Thinking of skipping the floss? Your heart might thank you if you don’t. A new Hiroshima University (HU) study finds that the gum disease-causing bacterium Porphyromonas gingivalis (P. gingivalis) can enter the bloodstream and invade the heart. There, it quietly promotes a buildup of scar tissue (called fibrosis) that distorts the heart’s structure, interferes with electrical signaling, and increases the risk of atrial fibrillation (AFib).
Clinicians have long noticed that people with periodontitis, a common gum disease, appear to be more susceptible to cardiovascular problems. A recent meta-analysis shows that periodontitis is associated with a 30% higher risk of developing AFib, a potentially serious heart rhythm disorder that can lead to stroke, heart failure, and other life-threatening complications.
Globally, cases of atrial fibrillation (AFib) have nearly doubled in less than a decade, from 33.5 million cases in 2010 to about 60 million cases in 2019. Now, there’s a growing scientific curiosity about how gum disease might be contributing to this surge.
Past research has suggested that inflammation might be to blame. When immune cells in the gums band together to fight off infection, the chemical signals they release can inadvertently leak into the bloodstream, triggering systemic inflammation that can damage organs far from the mouth.
But inflammation isn’t the only threat that escapes the inflamed gums. Researchers have found DNA from harmful oral bacteria in heart muscle, valves, and even fatty arterial plaques. Among them, Porphyromonas gingivalis has received special attention for its role in a growing number of systemic diseases, including Alzheimer’s disease, diabetes, and certain cancers.
It has previously been detected in the brain, liver, and placenta. But how it takes root in the heart has been unclear. The study, published in the journal Circulation, provides the first clear evidence that Porphyromonas gingivalis in the gums can enter the left atrium in animal models and humans, pointing to a potential microbial pathway linking periodontitis to atrial fibrillation.
Among the many periodontal bacteria, Porphyromonas gingivalis has a high pathogenicity for periodontitis and some systemic diseases outside the oral cavity. In this study, we explored two key questions: Does P. gingivalis migrate from periodontitis lesions to the left atrium? If so, does it induce the progression of atrial fibrosis and atrial fibrillation?
To mimic how P. gingivalis escapes the oral cavity and wreaks havoc elsewhere, the researchers created a mouse model using the invasive W83 strain of the bacterium. They divided 13-week-old male mice into two groups: one group had the strain introduced into the dental pulp and the other remained uninfected. Each group was further subdivided into subgroups and observed for 12 or 18 weeks to track cardiovascular risks of long-term exposure.

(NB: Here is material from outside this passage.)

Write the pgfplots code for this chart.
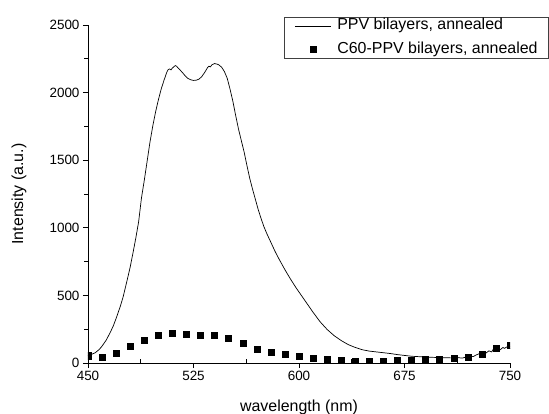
\documentclass[border=0pt]{standalone}
\usepackage{pgfplots}
\pgfplotsset{compat=1.18}
\usepackage{fontspec}
\setmainfont{Liberation Sans}
\begin{document}
\begin{tikzpicture}
\path[use as bounding box] (-88bp,-51bp) rectangle (461bp,363bp);
\begin{axis}[
  at={(0,0)}, anchor=south west,
  width=422bp, height=338bp, scale only axis,
  xmin=450, xmax=750, ymin=0, ymax=2500,
  axis x line*=bottom, axis y line*=left,
  axis line style={line width=0.9bp},
  xtick={450,525,600,675,750},
  ytick={0,500,1000,1500,2000,2500},
  minor x tick num=1, minor y tick num=1,
  tick align=outside,
  major tick length=5bp, minor tick length=3.5bp,
  every tick/.style={black, line width=0.8bp},
  minor x tick style={yshift=3.5bp},
  /pgf/number format/assume math mode=true,
  /pgf/number format/set thousands separator={},
  ticklabel style={font=\fontsize{13.5}{15}\selectfont},
  xlabel={wavelength (nm)},
  ylabel={Intensity (a.u.)},
  label style={font=\fontsize{16}{18}\selectfont},
  xlabel style={at={(axis description cs:0.5,-0.108)}, anchor=north, inner sep=0pt},
  ylabel style={at={(axis description cs:-0.1635,0.5)}, anchor=center, inner sep=0pt},
  clip marker paths=true,
  legend style={at={(axis description cs:1.0924,1.0237)}, anchor=north east,
    draw=black!75, line width=0.8bp, inner xsep=10bp, inner ysep=0bp,
    font=\fontsize{16}{18}\selectfont, row sep=7bp,
    nodes={inner sep=1bp, text height=11.5bp, text depth=3.5bp},
    /tikz/every odd column/.append style={column sep=5bp}},
  legend cell align=left,
  legend image code/.code={\draw[mark repeat=2,mark phase=2,#1] plot coordinates {(0bp,0bp) (18bp,0bp) (36bp,0bp)};},
]
\addplot[black, line width=0.7bp, mark=none] coordinates {
(450,55) (452,62) (455,75) (458,100) (460,125) (463,170) (466,230) (468,275)
(470,330) (473,420) (475,490) (478,620) (480,710) (482,815) (484,925) (486,1045)
(488,1220) (490,1350) (492,1490) (494,1630) (496,1750) (498,1855) (500,1945)
(502,2025) (504,2090) (505,2120) (506,2150) (507,2170) (508,2175) (509,2168)
(510,2182) (511,2190) (512,2200) (513,2195) (514,2182) (515,2172) (517,2150)
(519,2125) (521,2105) (523,2095) (525,2090) (527,2092) (529,2100) (531,2120)
(533,2150) (535,2185) (536,2195) (537,2190) (538,2205) (539,2210) (540,2215)
(541,2212) (542,2210) (543,2205) (545,2188) (547,2155) (549,2105) (551,2025)
(553,1935) (555,1830) (557,1730) (559,1645) (561,1560) (563,1460) (565,1365)
(567,1285) (569,1210) (571,1135) (573,1070) (575,1010) (577,960) (579,915)
(581,870) (583,825) (586,765) (590,690) (594,620) (598,555) (600,525)
(605,450) (610,375) (615,305) (620,248) (625,202) (630,166) (635,136)
(640,115) (645,98) (650,88) (655,82) (660,76) (665,70) (670,62) (675,56)
(680,50) (685,47) (690,44) (695,42) (700,40) (705,39) (710,37) (713,40)
(716,36) (718,42) (720,45) (722,50) (724,48) (726,60) (728,68) (729,62)
(730,72) (732,80) (733,74) (735,90) (737,82) (738,100) (740,95) (742,105)
(743,98) (745,115) (746,108) (748,120) (750,125)
};
\addlegendentry{PPV bilayers, annealed}
\addplot[black, only marks, mark=square*, mark size=3bp] coordinates {
(450,54) (460,45) (470,74) (480,124) (490,166) (500,205) (510,218) (520,213)
(530,205) (540,205) (550,183) (560,144) (570,101) (580,79) (590,62) (600,50)
(610,35) (620,25) (630,22) (640,15) (650,15) (660,15) (670,20) (680,20)
(690,25) (700,30) (710,35) (720,45) (730,67) (740,109) (750,129)
};
\addlegendentry{C60-PPV bilayers, annealed}
\end{axis}
\end{tikzpicture}
\end{document}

Intracardiac stimulation, a diagnostic technique for arrhythmias, showed no difference in AFib risk between infected and uninfected mice at 12 weeks. But by 18 weeks, tests showed that mice exposed to the bacteria were six times more likely to develop arrhythmias, with 30 percent of mice inducing AFib, compared with just 5 percent of controls. To determine if their model accurately replicated periodontitis, the researchers examined jaw bone lesions and found telltale signs of it.
They detected dental pulp caries and microabscesses caused by P. gingivalis. But the damage didn’t stop there. They also found the bacteria in the heart’s left atrium, where infected tissue had become stiff and fibrotic. Using loop-mediated isothermal amplification to detect specific genetic signatures, the team confirmed that the strain of P. gingivalis they had introduced was present in the heart.
In contrast, uninfected mice had healthy teeth, and heart tissue samples showed no trace of the bacteria. Twelve weeks after infection, mice exposed to P. gingivalis already had more heart scarring than uninfected mice. At 18 weeks, scarring in infected mice had climbed to 21.9 percent, compared with just 16.3 percent in controls, which may be related to aging, suggesting that P. gingivalis may not only trigger early heart damage but also accelerate its progression over time.
And this troubling link isn’t just seen in mice. In another human study, researchers analyzed tissue from the left atria of 68 AFib patients who underwent heart surgery. P. gingivalis was found there, too, and in greater numbers in people with severe gum disease.
Past studies have shown that P. gingivalis is able to invade host cells and evade destruction by autophagosomes, the cell’s garbage disposal machines. This ability to lurk inside cells suggests it could bypass immune defenses, trigger mild inflammation, and cause damage without being cleared.
Infected mice showed a surge in levels of galectin-3, a biomarker for fibrosis, and increased expression of the transforming growth factor 1 (Tgfb1) gene, a gene associated with inflammation and scarring. These findings suggest that brushing, flossing, and regular dental checkups may not only promote oral hygiene but also protect the heart.